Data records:

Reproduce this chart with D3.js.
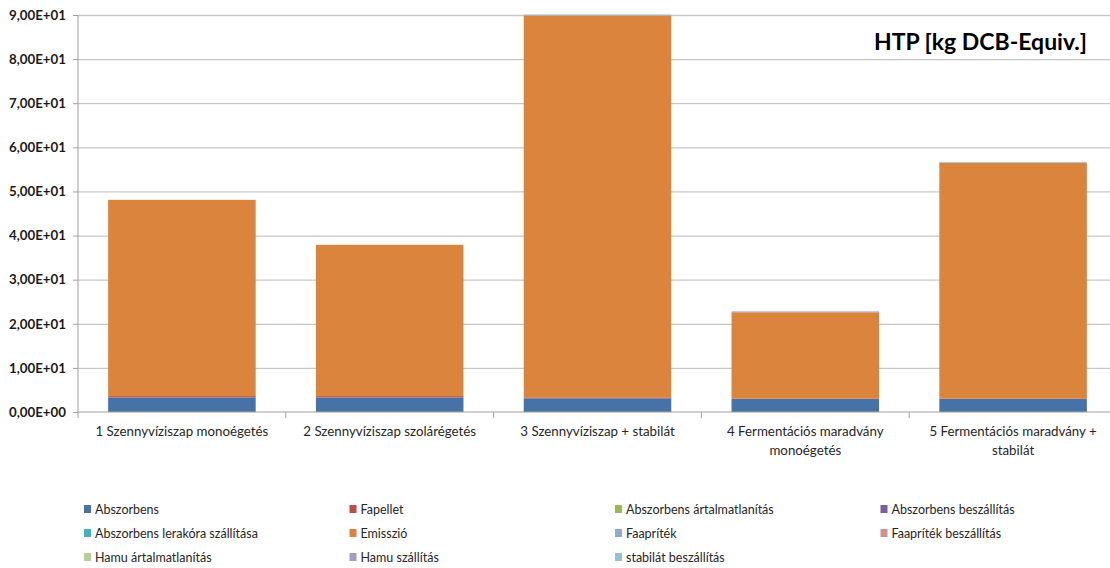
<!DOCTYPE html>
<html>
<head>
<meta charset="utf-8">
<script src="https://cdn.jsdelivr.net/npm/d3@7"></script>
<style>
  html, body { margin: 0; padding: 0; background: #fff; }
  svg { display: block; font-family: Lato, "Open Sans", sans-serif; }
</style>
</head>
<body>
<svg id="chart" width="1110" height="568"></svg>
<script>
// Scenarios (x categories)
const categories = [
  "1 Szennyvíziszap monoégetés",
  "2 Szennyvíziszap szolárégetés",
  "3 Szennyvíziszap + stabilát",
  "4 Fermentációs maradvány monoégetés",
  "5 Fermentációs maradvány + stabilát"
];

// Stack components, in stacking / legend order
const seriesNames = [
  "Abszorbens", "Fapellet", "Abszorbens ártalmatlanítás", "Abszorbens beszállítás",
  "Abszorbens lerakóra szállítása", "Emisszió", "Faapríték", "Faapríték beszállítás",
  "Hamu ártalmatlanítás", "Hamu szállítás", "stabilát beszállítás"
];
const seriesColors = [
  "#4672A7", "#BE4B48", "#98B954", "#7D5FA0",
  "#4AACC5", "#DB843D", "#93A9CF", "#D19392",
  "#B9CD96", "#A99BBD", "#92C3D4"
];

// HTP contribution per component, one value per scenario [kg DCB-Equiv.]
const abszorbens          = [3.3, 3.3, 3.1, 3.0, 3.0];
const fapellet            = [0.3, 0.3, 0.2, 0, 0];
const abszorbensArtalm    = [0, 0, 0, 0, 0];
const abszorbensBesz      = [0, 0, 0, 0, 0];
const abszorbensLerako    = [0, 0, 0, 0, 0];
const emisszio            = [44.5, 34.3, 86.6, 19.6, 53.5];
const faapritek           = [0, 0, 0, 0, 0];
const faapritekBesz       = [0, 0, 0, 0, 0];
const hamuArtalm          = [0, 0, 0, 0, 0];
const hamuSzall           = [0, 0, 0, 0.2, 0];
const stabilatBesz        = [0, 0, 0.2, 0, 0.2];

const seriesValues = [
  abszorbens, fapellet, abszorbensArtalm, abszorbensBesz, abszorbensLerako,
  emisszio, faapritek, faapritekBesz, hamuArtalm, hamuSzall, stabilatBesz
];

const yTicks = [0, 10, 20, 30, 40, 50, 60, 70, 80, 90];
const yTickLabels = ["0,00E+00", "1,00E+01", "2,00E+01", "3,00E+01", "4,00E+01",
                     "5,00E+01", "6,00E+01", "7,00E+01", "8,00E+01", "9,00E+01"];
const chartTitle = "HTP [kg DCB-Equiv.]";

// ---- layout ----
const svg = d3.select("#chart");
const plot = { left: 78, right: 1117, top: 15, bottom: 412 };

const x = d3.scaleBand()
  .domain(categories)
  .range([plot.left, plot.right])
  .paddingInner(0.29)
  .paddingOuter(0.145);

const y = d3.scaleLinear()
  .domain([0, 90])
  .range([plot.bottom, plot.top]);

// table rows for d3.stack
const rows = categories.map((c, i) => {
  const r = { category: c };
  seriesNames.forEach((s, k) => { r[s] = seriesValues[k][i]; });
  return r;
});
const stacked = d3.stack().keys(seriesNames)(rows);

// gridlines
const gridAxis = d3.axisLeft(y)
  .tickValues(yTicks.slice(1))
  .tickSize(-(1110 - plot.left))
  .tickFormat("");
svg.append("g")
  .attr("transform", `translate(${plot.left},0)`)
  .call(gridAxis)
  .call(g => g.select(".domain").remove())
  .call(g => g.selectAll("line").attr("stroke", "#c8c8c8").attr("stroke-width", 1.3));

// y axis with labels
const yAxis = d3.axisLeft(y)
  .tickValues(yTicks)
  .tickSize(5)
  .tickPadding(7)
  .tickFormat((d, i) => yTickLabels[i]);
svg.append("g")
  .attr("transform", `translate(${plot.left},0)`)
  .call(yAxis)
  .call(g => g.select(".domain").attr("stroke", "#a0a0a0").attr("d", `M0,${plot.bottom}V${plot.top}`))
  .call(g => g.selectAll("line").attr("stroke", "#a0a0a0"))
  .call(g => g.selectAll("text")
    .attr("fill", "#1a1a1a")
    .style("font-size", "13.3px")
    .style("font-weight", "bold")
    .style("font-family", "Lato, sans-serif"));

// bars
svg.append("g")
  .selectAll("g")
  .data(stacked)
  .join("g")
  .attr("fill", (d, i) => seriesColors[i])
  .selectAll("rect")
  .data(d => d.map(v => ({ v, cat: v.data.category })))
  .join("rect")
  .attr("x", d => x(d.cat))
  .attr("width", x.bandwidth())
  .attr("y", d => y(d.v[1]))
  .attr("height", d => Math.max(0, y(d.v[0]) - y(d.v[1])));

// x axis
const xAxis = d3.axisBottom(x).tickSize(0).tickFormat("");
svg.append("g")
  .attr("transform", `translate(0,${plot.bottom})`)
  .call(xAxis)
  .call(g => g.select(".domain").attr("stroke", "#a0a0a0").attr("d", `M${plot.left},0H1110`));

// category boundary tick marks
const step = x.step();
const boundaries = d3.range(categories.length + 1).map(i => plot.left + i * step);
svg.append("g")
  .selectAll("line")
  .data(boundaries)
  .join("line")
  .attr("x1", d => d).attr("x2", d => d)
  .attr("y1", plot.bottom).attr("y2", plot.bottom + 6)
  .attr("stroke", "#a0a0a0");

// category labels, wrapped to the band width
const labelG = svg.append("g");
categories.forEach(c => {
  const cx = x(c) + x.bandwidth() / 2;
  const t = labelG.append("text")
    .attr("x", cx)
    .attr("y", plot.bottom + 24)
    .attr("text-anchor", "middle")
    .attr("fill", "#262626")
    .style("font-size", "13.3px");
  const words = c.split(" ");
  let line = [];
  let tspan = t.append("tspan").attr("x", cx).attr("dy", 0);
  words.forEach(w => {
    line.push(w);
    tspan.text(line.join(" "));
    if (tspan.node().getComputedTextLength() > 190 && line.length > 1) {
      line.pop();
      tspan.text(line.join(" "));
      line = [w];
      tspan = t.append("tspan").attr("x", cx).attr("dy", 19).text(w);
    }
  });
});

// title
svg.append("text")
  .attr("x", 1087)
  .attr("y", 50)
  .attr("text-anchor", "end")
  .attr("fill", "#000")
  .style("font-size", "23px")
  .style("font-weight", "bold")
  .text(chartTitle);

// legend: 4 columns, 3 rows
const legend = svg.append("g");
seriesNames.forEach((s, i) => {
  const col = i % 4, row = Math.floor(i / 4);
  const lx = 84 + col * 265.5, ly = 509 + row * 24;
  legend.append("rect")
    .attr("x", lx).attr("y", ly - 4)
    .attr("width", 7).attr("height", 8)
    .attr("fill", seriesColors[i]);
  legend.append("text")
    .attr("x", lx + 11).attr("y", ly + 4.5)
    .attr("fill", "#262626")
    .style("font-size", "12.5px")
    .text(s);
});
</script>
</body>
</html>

* * *

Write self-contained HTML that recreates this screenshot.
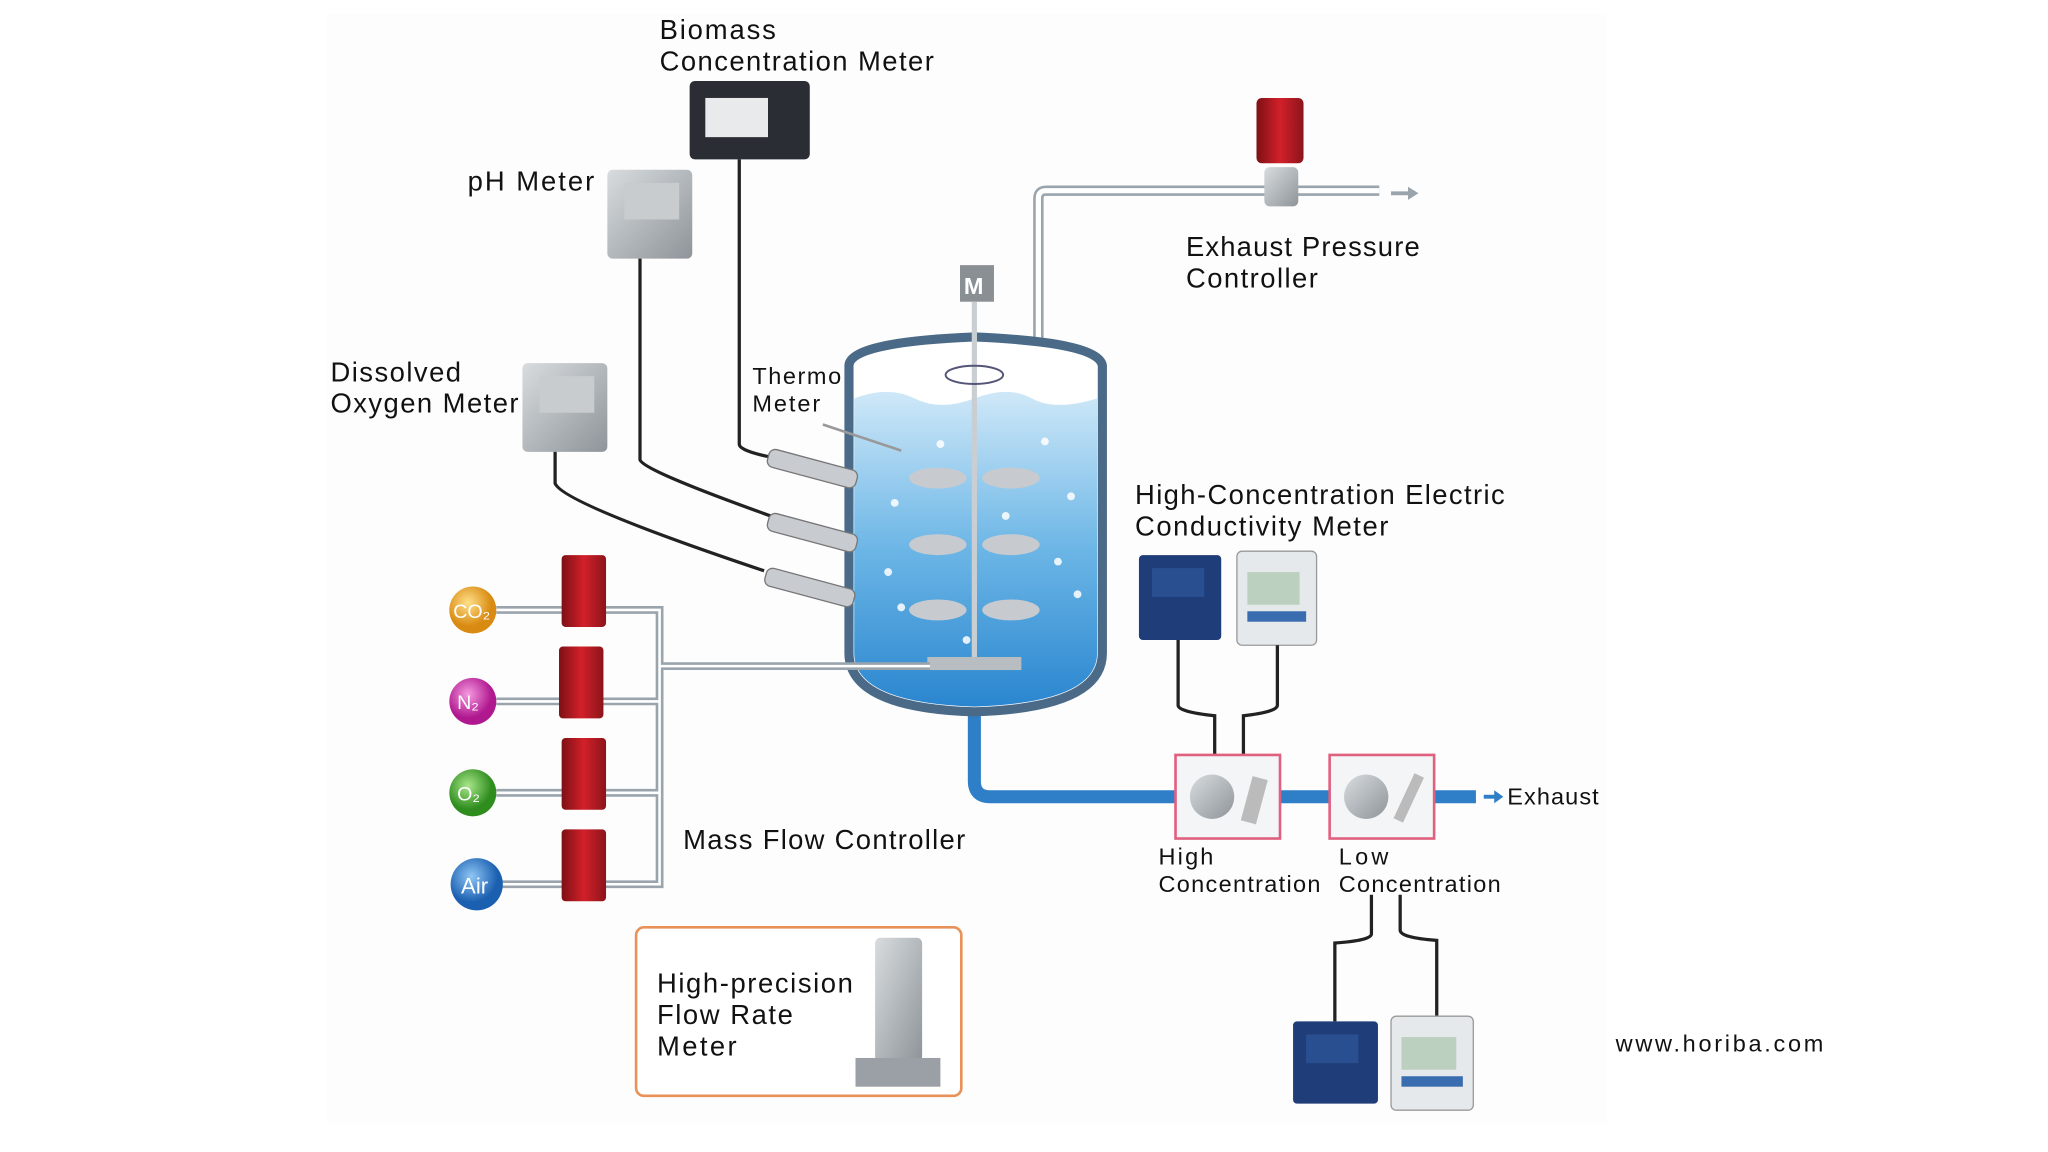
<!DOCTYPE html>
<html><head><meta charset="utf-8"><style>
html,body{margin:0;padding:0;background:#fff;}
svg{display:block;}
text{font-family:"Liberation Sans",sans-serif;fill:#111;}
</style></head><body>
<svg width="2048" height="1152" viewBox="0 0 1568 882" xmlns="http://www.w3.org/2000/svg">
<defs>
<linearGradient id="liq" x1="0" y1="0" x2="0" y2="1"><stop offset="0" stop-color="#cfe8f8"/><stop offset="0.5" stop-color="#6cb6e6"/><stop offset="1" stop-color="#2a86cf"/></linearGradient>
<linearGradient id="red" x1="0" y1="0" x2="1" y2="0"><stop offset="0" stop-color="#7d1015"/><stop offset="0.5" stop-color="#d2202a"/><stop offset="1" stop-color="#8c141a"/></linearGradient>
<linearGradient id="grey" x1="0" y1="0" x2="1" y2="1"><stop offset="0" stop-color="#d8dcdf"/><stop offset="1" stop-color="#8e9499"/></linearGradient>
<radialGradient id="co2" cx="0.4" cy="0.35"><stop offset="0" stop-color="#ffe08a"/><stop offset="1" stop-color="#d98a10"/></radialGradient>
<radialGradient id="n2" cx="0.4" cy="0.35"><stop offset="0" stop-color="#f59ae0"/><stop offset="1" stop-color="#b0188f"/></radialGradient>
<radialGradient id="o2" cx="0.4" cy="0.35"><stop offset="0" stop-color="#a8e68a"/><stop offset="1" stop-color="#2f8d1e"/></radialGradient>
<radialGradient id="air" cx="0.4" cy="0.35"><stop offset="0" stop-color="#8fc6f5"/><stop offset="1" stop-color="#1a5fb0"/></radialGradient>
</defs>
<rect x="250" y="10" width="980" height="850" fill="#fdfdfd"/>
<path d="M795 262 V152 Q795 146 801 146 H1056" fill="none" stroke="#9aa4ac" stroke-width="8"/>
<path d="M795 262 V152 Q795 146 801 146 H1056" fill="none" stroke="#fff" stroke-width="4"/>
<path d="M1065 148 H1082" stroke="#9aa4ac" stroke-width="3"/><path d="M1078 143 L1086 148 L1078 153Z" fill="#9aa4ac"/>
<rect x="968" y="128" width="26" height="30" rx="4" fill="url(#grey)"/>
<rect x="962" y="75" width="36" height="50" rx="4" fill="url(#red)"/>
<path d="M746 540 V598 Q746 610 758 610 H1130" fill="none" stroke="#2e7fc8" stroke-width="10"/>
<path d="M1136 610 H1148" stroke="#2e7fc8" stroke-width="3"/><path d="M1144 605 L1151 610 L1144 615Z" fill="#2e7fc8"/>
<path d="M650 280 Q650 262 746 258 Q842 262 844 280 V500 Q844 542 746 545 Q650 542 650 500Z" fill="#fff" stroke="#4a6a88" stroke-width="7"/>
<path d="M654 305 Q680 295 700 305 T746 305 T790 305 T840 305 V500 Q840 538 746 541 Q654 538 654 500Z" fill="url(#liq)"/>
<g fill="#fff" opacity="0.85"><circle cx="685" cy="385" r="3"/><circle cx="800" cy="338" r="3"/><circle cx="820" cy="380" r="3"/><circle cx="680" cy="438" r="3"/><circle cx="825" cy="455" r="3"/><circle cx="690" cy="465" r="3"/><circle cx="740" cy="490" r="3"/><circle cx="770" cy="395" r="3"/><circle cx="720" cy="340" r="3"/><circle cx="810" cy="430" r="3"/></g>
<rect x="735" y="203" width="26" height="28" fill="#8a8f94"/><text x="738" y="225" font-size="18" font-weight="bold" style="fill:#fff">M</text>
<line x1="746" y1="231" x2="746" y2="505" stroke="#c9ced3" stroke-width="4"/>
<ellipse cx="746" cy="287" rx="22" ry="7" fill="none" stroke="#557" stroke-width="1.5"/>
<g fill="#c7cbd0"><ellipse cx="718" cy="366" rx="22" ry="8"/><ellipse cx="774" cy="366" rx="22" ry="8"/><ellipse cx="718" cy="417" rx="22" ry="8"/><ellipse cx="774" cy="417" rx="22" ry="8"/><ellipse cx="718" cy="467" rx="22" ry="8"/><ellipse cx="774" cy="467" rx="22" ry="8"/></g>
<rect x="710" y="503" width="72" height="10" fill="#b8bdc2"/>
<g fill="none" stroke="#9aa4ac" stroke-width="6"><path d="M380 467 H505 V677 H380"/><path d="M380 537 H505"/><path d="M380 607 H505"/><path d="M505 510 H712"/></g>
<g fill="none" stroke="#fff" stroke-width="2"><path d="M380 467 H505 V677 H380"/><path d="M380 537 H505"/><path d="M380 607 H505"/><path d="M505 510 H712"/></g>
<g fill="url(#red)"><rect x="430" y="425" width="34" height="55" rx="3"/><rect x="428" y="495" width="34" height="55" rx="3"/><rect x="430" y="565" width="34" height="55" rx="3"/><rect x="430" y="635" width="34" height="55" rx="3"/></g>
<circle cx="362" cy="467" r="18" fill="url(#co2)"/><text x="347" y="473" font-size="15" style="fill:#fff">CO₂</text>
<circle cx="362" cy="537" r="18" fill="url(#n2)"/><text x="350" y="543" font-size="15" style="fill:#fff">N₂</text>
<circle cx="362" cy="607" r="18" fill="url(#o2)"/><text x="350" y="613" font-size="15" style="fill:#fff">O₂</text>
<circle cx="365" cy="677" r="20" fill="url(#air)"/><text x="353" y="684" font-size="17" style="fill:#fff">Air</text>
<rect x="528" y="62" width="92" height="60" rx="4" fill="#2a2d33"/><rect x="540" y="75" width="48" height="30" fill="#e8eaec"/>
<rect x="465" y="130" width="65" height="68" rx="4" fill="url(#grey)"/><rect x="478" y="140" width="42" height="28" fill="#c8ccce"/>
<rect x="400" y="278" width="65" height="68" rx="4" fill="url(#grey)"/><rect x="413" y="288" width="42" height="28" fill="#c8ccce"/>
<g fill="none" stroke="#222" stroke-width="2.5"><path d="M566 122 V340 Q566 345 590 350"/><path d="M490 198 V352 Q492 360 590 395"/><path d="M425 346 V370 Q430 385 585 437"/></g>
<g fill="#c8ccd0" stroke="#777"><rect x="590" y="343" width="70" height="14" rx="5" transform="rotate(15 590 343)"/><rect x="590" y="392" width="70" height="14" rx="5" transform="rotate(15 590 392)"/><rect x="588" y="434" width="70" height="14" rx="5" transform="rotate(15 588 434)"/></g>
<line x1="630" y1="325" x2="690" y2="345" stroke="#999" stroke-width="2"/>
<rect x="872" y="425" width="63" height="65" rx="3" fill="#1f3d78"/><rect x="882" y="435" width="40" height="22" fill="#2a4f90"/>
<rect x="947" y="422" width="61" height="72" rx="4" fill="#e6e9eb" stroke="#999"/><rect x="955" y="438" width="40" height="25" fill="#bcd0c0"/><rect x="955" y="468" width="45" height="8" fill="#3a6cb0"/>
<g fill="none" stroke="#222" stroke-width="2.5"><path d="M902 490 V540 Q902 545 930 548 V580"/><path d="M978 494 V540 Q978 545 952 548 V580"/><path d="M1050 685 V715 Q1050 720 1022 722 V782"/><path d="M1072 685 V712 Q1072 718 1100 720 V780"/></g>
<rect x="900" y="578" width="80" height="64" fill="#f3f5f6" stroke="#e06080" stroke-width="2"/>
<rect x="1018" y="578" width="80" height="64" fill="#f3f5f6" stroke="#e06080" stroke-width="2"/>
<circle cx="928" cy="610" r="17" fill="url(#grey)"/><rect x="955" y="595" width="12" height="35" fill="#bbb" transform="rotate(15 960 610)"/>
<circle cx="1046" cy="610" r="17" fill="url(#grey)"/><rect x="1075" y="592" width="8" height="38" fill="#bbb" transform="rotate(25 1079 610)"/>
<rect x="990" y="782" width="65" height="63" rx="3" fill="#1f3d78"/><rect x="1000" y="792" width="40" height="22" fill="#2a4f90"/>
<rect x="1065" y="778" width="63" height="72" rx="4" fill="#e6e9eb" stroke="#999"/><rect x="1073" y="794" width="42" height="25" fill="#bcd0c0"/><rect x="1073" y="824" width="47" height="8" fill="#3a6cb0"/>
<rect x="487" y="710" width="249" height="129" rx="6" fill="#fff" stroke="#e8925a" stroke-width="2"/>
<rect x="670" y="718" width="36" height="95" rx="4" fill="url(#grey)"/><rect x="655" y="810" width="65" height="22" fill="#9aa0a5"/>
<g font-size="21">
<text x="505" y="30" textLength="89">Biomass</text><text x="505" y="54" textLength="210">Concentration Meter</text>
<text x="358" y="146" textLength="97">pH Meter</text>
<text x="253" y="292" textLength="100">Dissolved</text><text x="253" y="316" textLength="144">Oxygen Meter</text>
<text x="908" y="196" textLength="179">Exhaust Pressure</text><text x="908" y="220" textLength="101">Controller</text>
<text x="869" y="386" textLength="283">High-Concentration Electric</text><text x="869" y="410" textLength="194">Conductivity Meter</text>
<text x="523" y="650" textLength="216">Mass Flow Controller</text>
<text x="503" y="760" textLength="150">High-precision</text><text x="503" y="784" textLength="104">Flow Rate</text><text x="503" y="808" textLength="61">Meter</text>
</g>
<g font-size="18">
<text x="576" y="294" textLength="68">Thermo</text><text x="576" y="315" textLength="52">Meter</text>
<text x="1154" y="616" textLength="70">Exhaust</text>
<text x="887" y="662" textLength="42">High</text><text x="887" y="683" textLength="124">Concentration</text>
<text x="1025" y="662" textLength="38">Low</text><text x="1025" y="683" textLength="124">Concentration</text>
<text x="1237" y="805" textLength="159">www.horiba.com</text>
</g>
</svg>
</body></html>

> _REQUIRED TASK_: Copy each line of the data that contains the word "with".

> _REPLY TO THE TASK_:
Reproduce this chart with D3.js.
// y axis with labels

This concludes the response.